Я кривил душой; рассчитывал, что он возразит и непременно увяжется за мной, хотя бы в надежде что-то доказать. Но, к моей досаде, Бесик без колебаний кивнул, развернулся и зычно окликнул кого-то на родном языке. К нам подошёл крупный небритый мужчина неопределённых лет, только что вывалившийся из «Копыта», и что-то благодушно спросил. Бесик ответил; мужчина, почесав лысеющую, почти круглую голову, энергично закивал. Рушкевич повернулся ко мне и сухо сообщил:
– Это Лех. Лесничий. Он отвезёт вас туда и обратно.
Мужчина широко улыбнулся, показывая отсутствие пары зубов. Зато остальные, кстати, были в удивительно неплохом состоянии. Я посмотрел на священника, надеясь, что взглядом мне всё же удалось выразить сожаление.
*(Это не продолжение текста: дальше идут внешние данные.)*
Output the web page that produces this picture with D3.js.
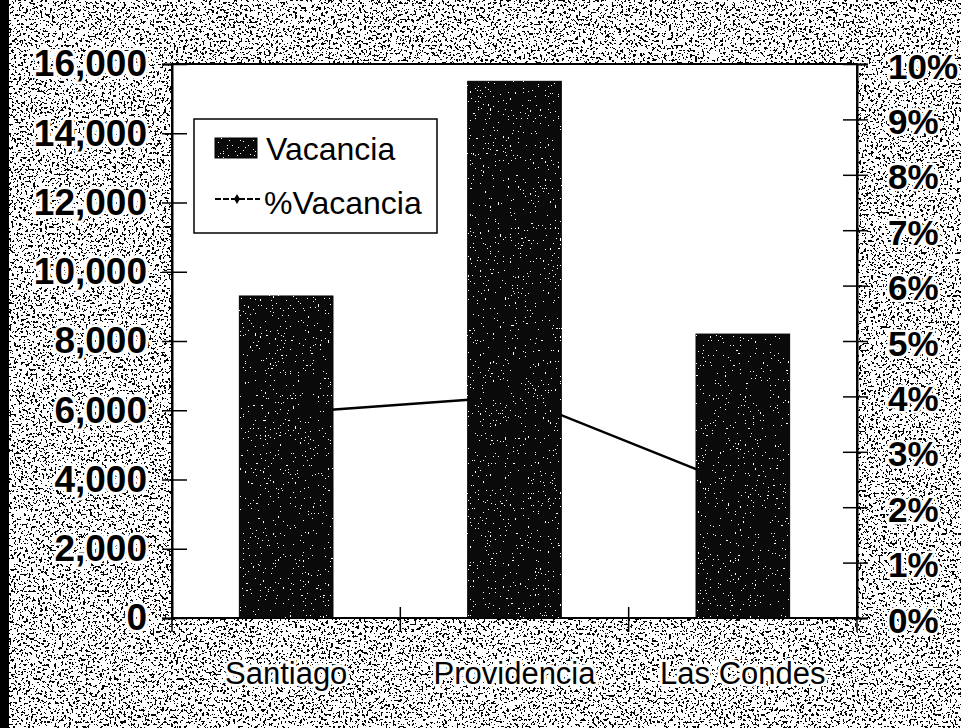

Тот, поднимая воротник, уточнил:
– Что-то не так? Вас не устроит столь скромный кучер? Золотых карет нет.
Значит, не удалось. Выбора у меня уже не было.
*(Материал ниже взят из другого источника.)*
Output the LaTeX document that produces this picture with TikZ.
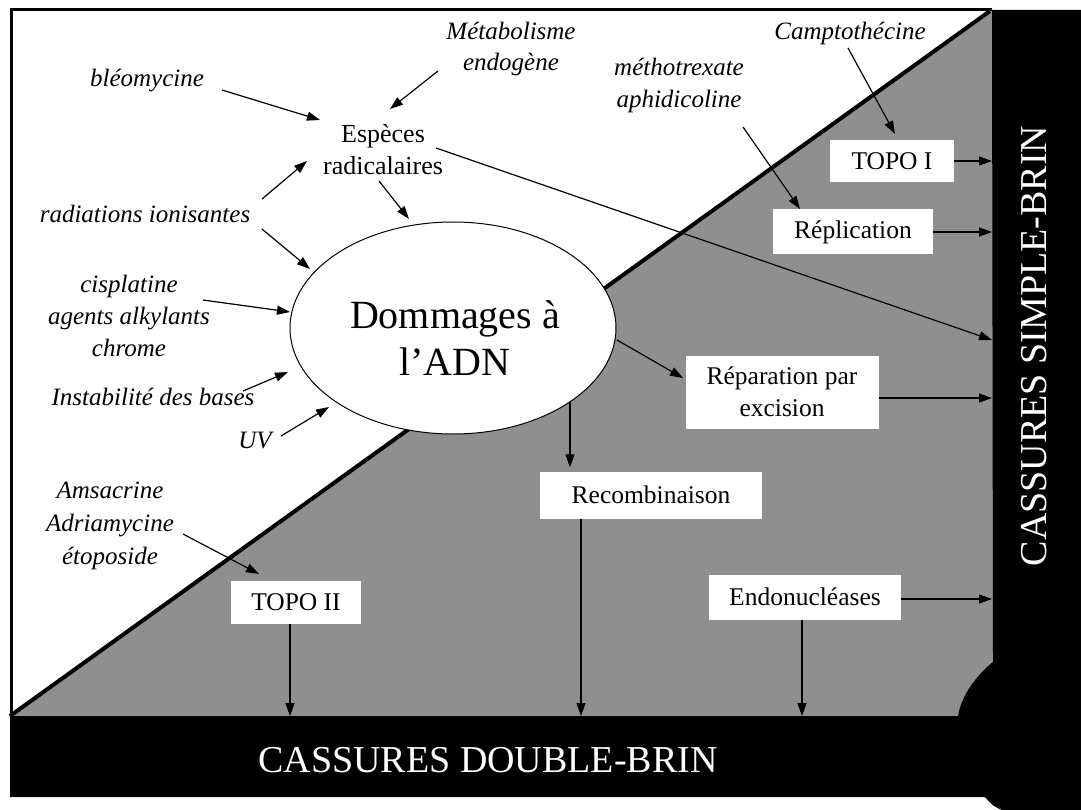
\documentclass[tikz,border=0pt]{standalone}
\usepackage{fontspec}
\setmainfont{Liberation Serif}
\usetikzlibrary{arrows.meta,calc,shapes.geometric}
\definecolor{zonegray}{RGB}{143,143,143}
\begin{document}
\begin{tikzpicture}[x=1pt,y=-1pt,
  lbl/.style={font=\fontsize{25}{31}\selectfont\itshape, align=center, inner sep=0pt},
  upr/.style={font=\fontsize{26}{32}\selectfont, align=center, inner sep=0pt},
  box/.style={fill=white, font=\fontsize{25.5}{32}\selectfont, align=center, inner xsep=20pt, inner ysep=0pt, minimum height=44pt},
  arr/.style={line width=1.2pt, -{Triangle[length=13pt,width=9pt]}},
  band/.style={text=white, font=\fontsize{38}{40}\selectfont, inner sep=0pt}
]
\useasboundingbox (0,0) rectangle (1081,810);
\fill[white] (0,0) rectangle (1081,810);
% gray lower-right triangle
\fill[zonegray] (10,716) -- (990,10) -- (994,10) -- (994,716) -- cycle;
% black L-shaped bands
\fill[black] (992,10) -- (1081,10) -- (1081,810) -- (1002,810)
  .. controls (993,806) .. (985,797) -- (10,797) -- (10,716) -- (958,716)
  .. controls (962,690) and (985,668) .. (993,662) -- cycle;
% diagonal and frame
\draw[line width=4pt] (10,716) -- (990,11);
\draw[line width=3pt] (10,9.5) -- (992,9.5);
\draw[line width=3.5pt] (11.5,8) -- (11.5,716);
% coordinates on band edges
\coordinate (edgeR) at (992,0);
\coordinate (edgeB) at (0,716);
\coordinate (sRa) at (992,340);
% central ellipse
\node[ellipse, draw, line width=1pt, fill=white, minimum width=326pt, minimum height=212pt, inner sep=0pt] (dom) at (453,328) {};
\node[font=\fontsize{40}{47}\selectfont, align=center, inner sep=0pt] (domtxt) at (455,338) {Dommages à\\l’ADN};
% band texts
\node[band] (dsb) at (488,760) {CASSURES DOUBLE-BRIN};
\node[band, rotate=90] (ssb) at (1034,346) {CASSURES SIMPLE-BRIN};
% labels
\node[lbl] (meta) at (511,49) {Métabolisme\\endogène};
\node[lbl] (bleo) at (147,81) {bléomycine};
\node[upr] (esp) at (383,150) {Espèces\\radicalaires};
\node[lbl] (radi) at (145,214) {radiations ionisantes};
\node[lbl, font=\fontsize{25}{32}\selectfont\itshape] (cisp) at (129,316) {cisplatine\\agents alkylants\\chrome};
\node[lbl] (inst) at (153,397) {Instabilité des bases};
\node[lbl] (uv) at (255,441) {UV};
\node[lbl, font=\fontsize{25}{33}\selectfont\itshape] (ams) at (110,526) {Amsacrine\\Adriamycine\\étoposide};
\node[lbl, font=\fontsize{25}{32}\selectfont\itshape] (metho) at (679,85) {méthotrexate\\aphidicoline};
\node[lbl] (campto) at (850,33) {Camptothécine};
% boxes
\node[box, minimum width=124pt, minimum height=42pt] (topo1) at (892,161) {TOPO I};
\node[box, minimum width=160pt, minimum height=45pt] (repl) at (853,232) {Réplication};
\node[box, minimum width=193pt, minimum height=73pt] (repa) at (782,392) {Réparation par\\excision};
\node[box, minimum width=222pt, minimum height=47pt] (recomb) at (651,495) {Recombinaison};
\node[box, minimum width=185pt, minimum height=45pt] (endo) at (805,597) {Endonucléases};
\node[box, minimum width=128pt, minimum height=43pt] (topo2) at (296,602) {TOPO II};
% helper coordinates for arrow starts
\coordinate (repaR) at ($(repa.east)+(0,6)$);
\coordinate (endoR) at ($(endo.east)+(0,2)$);
\coordinate (recS) at ($(recomb.south)+(-70,0)$);
\coordinate (endoS) at ($(endo.south)+(-3,0)$);
\coordinate (topoS) at ($(topo2.south)+(-6,0)$);
% arrows
\draw[arr] ($(bleo)+(75,9)$) -- ($(esp)+(-63,-30)$);
\draw[arr] ($(meta)+(-73,22)$) -- ($(esp)+(7,-41)$);
\draw[arr] ($(radi)+(117,-15)$) -- ($(esp)+(-76,11)$);
\draw[arr] ($(radi)+(117,15)$) -- ($(dom)+(-143,-59)$);
\draw[arr] ($(esp)+(-4,31)$) -- ($(dom)+(-44,-109)$);
\draw[arr] ($(cisp)+(74,-16)$) -- ($(dom)+(-163,-16)$);
\draw[arr] ($(inst)+(90,-6)$) -- ($(dom)+(-165,44)$);
\draw[arr] ($(uv)+(26,-5)$) -- ($(dom)+(-124,79)$);
\draw[arr] ($(esp)+(53,-2)$) -- (sRa);
\draw[arr] ($(campto)+(-2,15)$) -- ($(topo1)+(3,-27)$);
\draw[arr] ($(metho)+(64,42)$) -- ($(repl)+(-53,-23)$);
\draw[arr] (topo1.east) -- (topo1.east -| edgeR);
\draw[arr] (repl.east) -- (repl.east -| edgeR);
\draw[arr] ($(dom)+(164,12)$) -- ($(repa)+(-99,-14)$);
\draw[arr] (repaR) -- (repaR -| edgeR);
\draw[arr] ($(dom)+(117,74)$) -- ($(recomb.north)+(-81,-4)$);
\draw[arr] (recS) -- (recS |- edgeB);
\draw[arr] (endoR) -- (endoR -| edgeR);
\draw[arr] (endoS) -- (endoS |- edgeB);
\draw[arr] (topoS) -- (topoS |- edgeB);
\draw[arr] ($(ams)+(73,8)$) -- ($(topo2)+(-37,-28)$);
\end{tikzpicture}
\end{document}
– Несомненно, устроит, – вяло отозвался я и мысленно послал всё к черту. В конце концов, у меня тоже давно выработалась та самая столичная привычка держать каменное лицо. – Спасибо. Надеюсь ещё вас увидеть, когда вы освободитесь.
«…И перестанете ребячиться». Но это я сумел придержать.
Рушкевич кивнул и направился прочь. Я в унынии поглядел ему вслед. Даже кипя от раздражения, я всё сильнее испытывал угрызения совести. В конце концов, меня предупредили: я еду в город, где суеверны все, кроме Мишкольца, так чего я ждал? Пусть священник заблуждался, пусть самовольно надел на меня крест, как колокольчик на барана, но вряд ли я нашёл бы союзника осведомлённее и… в общечеловеческом плане интереснее. А теперь оставалось гадать, найдутся ли у меня вообще союзники в Каменной Горке или я распугаю всех. Ведь в значительной степени размолвка с Рушкевичем была, что называется, mea culpa[16]. Я мог быть терпимее. Но слова, что все мы, первые люди государства, по факту глухи и оторваны от мира… дело в них. Что вообще знает о нас плебс? О наших попытках примирить, вылечить и накормить грызущиеся народы; о наших детях, которым не выбежать просто так поиграть на улицу; о наших головах, которые рубят иногда без вины, но всегда с позором? Я не зря колебался целый год, когда императрица пригласила меня ко двору; я знал: политика – олимп, с которого мне, простому врачу, нет возврата. Если боги-олимпийцы нередко сходились со смертными, то политикам путь в сердца людей закрыт.
С этой мрачной мыслью я пошёл за Лехом, чтобы пережить очередную трясучую поездку в открытой раздолбанной повозке. Её тягала крупная, сытая, но довольно неуклюжая гнедая кляча, по всей видимости, не знавшая в жизни кнута.
Мой временный кучер понимал только два-три слова по-немецки, и это освободило меня от необходимости вести формальную беседу. Я задумался, заранее подбирая фразы, которыми буду мириться с Рушкевичем, и поглядывая по сторонам. Дома в этой части Каменной Горки лепились один к другому, безликие улицы едва запоминались. Единственной живописной деталью были разнообразные лозы, увивающие стены и успевшие зазеленеть, густые мшистые подушки на черепице да выставленный на подоконниках пёстрый вереск. Пресытившись всем этим, я поднял голову к небу и не сдержал тоскливого вздоха. На меня обернулись с недоумением и Лех, и даже его кляча.